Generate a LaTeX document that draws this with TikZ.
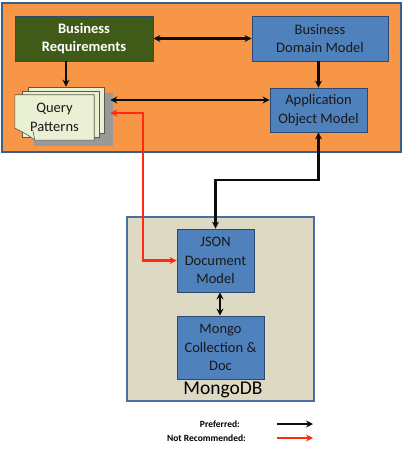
\documentclass[tikz,border=0pt]{standalone}
\usepackage{fontspec}
\setmainfont{Carlito}
\usetikzlibrary{arrows.meta,calc}
\definecolor{panelorange}{HTML}{F79646}
\definecolor{paneledge}{HTML}{3B5F8C}
\definecolor{dbtan}{HTML}{DDD9C3}
\definecolor{dbedge}{HTML}{4A6FA5}
\definecolor{boxblue}{HTML}{4F81BD}
\definecolor{boxedge}{HTML}{2C4A70}
\definecolor{reqgreen}{HTML}{3F5B17}
\definecolor{pagefill}{HTML}{E9F0D4}
\definecolor{pageedge}{HTML}{5A5A4A}
\definecolor{badred}{HTML}{FF2A10}
\tikzset{
  tip/.tip={Stealth[length=7pt,width=7pt]},
  box/.style={draw=boxedge, fill=boxblue, line width=0.8pt, inner sep=0pt, align=center,
    font=\fontsize{14.5}{18.5}\selectfont, text=black!90},
  pagebox/.style={draw=pageedge, fill=pagefill, line width=0.6pt, inner sep=0pt, minimum width=76pt, minimum height=46pt},
  link/.style={tip-tip, line width=2.2pt, black!95},
  badlink/.style={link, badred},
  legendtext/.style={font=\fontsize{9.5}{11}\selectfont\bfseries, anchor=east, inner sep=0pt}
}
\begin{document}
\begin{tikzpicture}[x=1pt,y=-1pt]
\useasboundingbox (0,0) rectangle (404,449);
% panels
\draw[fill=panelorange, draw=paneledge, line width=1.8pt] (2,3) rectangle (401,152);
\draw[fill=dbtan, draw=dbedge, line width=1.8pt] (127,217) rectangle (314,401);
\node[font=\fontsize{19.5}{21}\selectfont, inner sep=0pt] (db) at (223,390) {MongoDB};
% boxes
\node[box, fill=reqgreen, text=white, font=\fontsize{14.5}{17.5}\selectfont\bfseries, minimum width=138pt, minimum height=45pt] (BR) at (84,38.5) {Business\\Requirements};
\node[box, minimum width=136pt, minimum height=45pt] (BDM) at (320,38.5) {Business\\Domain Model};
\node[box, minimum width=97pt, minimum height=44pt] (AOM) at (318.5,110) {Application\\Object Model};
\node[box, minimum width=77pt, minimum height=63pt] (JSON) at (215.5,260.5) {JSON\\Document\\Model};
\node[box, minimum width=87pt, minimum height=63pt] (Mongo) at (220.5,347.5) {Mongo\\Collection \&\\Doc};
% query pattern pages
\fill[black!40] (34,93) rectangle (113,146);
\node[pagebox] (QPback) at (66,110) {};
\node[pagebox, minimum width=77pt] (QPmid) at (60.5,114) {};
\node[inner sep=0pt, minimum width=79pt, minimum height=45pt] (QP) at (54.5,117.5) {};
\draw[draw=pageedge, fill=pagefill, line width=0.6pt] (QP.north west) -- (QP.north east) -- (QP.south east)
  -- ($(QP.south west)+(20,0)$) .. controls ($(QP.south west)+(12,-6)$) .. ($(QP.south west)+(0,-12)$) -- cycle;
\draw[draw=pageedge, line width=0.6pt] ($(QP.south west)+(20,0)$) -- ($(QP.south west)+(18,-10)$);
\node[align=center, font=\fontsize{14.5}{18.5}\selectfont, text=black!90] at (QP) {Query\\Patterns};
% connectors
\coordinate (redturn) at (143,113);
\coordinate (blkturn) at (318.5,180);
\draw[link] (BR.east) -- (BDM.west);
\draw[link, -tip] (BR.south -| QPback.north) -- (QPback.north);
\draw[link, -tip] (AOM.north |- BDM.south) -- (AOM.north);
\draw[link] ($(QPback.east)+(6,-10)$) -- ($(AOM.west)+(0,-10)$);
\draw[badlink] ($(QPback.east)+(6,3)$) -- (redturn) -- (redturn |- JSON.west) -- (JSON.west);
\draw[link] (AOM.south) -- (blkturn) -- (blkturn -| JSON.north) -- (JSON.north);
\draw[link] (Mongo.north -| 220,0) -- (JSON.south -| 220,0);
% legend
\node[legendtext] (pref) at (240,424) {Preferred:};
\node[legendtext] (notrec) at (246,438) {Not Recommended:};
\coordinate (prefA) at (277,424);
\coordinate (notrecA) at (277,438);
\draw[link, -tip] (prefA) -- ++(36,0);
\draw[badlink, -tip] (notrecA) -- ++(36,0);
\end{tikzpicture}
\end{document}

◆ WRITTEN TASK:
The material above holds pictures; copy everything else in it exactly.

◆ EXERCISE SOLUTION:
Generate a LaTeX document that draws this with TikZ.
\documentclass[tikz,border=0pt]{standalone}
\usepackage{fontspec}
\setmainfont{Carlito}
\usetikzlibrary{arrows.meta,calc}
\definecolor{panelorange}{HTML}{F79646}
\definecolor{paneledge}{HTML}{3B5F8C}
\definecolor{dbtan}{HTML}{DDD9C3}
\definecolor{dbedge}{HTML}{4A6FA5}
\definecolor{boxblue}{HTML}{4F81BD}
\definecolor{boxedge}{HTML}{2C4A70}
\definecolor{reqgreen}{HTML}{3F5B17}
\definecolor{pagefill}{HTML}{E9F0D4}
\definecolor{pageedge}{HTML}{5A5A4A}
\definecolor{badred}{HTML}{FF2A10}
\tikzset{
  tip/.tip={Stealth[length=7pt,width=7pt]},
  box/.style={draw=boxedge, fill=boxblue, line width=0.8pt, inner sep=0pt, align=center,
    font=\fontsize{14.5}{18.5}\selectfont, text=black!90},
  pagebox/.style={draw=pageedge, fill=pagefill, line width=0.6pt, inner sep=0pt, minimum width=76pt, minimum height=46pt},
  link/.style={tip-tip, line width=2.2pt, black!95},
  badlink/.style={link, badred},
  legendtext/.style={font=\fontsize{9.5}{11}\selectfont\bfseries, anchor=east, inner sep=0pt}
}
\begin{document}
\begin{tikzpicture}[x=1pt,y=-1pt]
\useasboundingbox (0,0) rectangle (404,449);
% panels
\draw[fill=panelorange, draw=paneledge, line width=1.8pt] (2,3) rectangle (401,152);
\draw[fill=dbtan, draw=dbedge, line width=1.8pt] (127,217) rectangle (314,401);
\node[font=\fontsize{19.5}{21}\selectfont, inner sep=0pt] (db) at (223,390) {MongoDB};
% boxes
\node[box, fill=reqgreen, text=white, font=\fontsize{14.5}{17.5}\selectfont\bfseries, minimum width=138pt, minimum height=45pt] (BR) at (84,38.5) {Business\\Requirements};
\node[box, minimum width=136pt, minimum height=45pt] (BDM) at (320,38.5) {Business\\Domain Model};
\node[box, minimum width=97pt, minimum height=44pt] (AOM) at (318.5,110) {Application\\Object Model};
\node[box, minimum width=77pt, minimum height=63pt] (JSON) at (215.5,260.5) {JSON\\Document\\Model};
\node[box, minimum width=87pt, minimum height=63pt] (Mongo) at (220.5,347.5) {Mongo\\Collection \&\\Doc};
% query pattern pages
\fill[black!40] (34,93) rectangle (113,146);
\node[pagebox] (QPback) at (66,110) {};
\node[pagebox, minimum width=77pt] (QPmid) at (60.5,114) {};
\node[inner sep=0pt, minimum width=79pt, minimum height=45pt] (QP) at (54.5,117.5) {};
\draw[draw=pageedge, fill=pagefill, line width=0.6pt] (QP.north west) -- (QP.north east) -- (QP.south east)
  -- ($(QP.south west)+(20,0)$) .. controls ($(QP.south west)+(12,-6)$) .. ($(QP.south west)+(0,-12)$) -- cycle;
\draw[draw=pageedge, line width=0.6pt] ($(QP.south west)+(20,0)$) -- ($(QP.south west)+(18,-10)$);
\node[align=center, font=\fontsize{14.5}{18.5}\selectfont, text=black!90] at (QP) {Query\\Patterns};
% connectors
\coordinate (redturn) at (143,113);
\coordinate (blkturn) at (318.5,180);
\draw[link] (BR.east) -- (BDM.west);
\draw[link, -tip] (BR.south -| QPback.north) -- (QPback.north);
\draw[link, -tip] (AOM.north |- BDM.south) -- (AOM.north);
\draw[link] ($(QPback.east)+(6,-10)$) -- ($(AOM.west)+(0,-10)$);
\draw[badlink] ($(QPback.east)+(6,3)$) -- (redturn) -- (redturn |- JSON.west) -- (JSON.west);
\draw[link] (AOM.south) -- (blkturn) -- (blkturn -| JSON.north) -- (JSON.north);
\draw[link] (Mongo.north -| 220,0) -- (JSON.south -| 220,0);
% legend
\node[legendtext] (pref) at (240,424) {Preferred:};
\node[legendtext] (notrec) at (246,438) {Not Recommended:};
\coordinate (prefA) at (277,424);
\coordinate (notrecA) at (277,438);
\draw[link, -tip] (prefA) -- ++(36,0);
\draw[badlink, -tip] (notrecA) -- ++(36,0);
\end{tikzpicture}
\end{document}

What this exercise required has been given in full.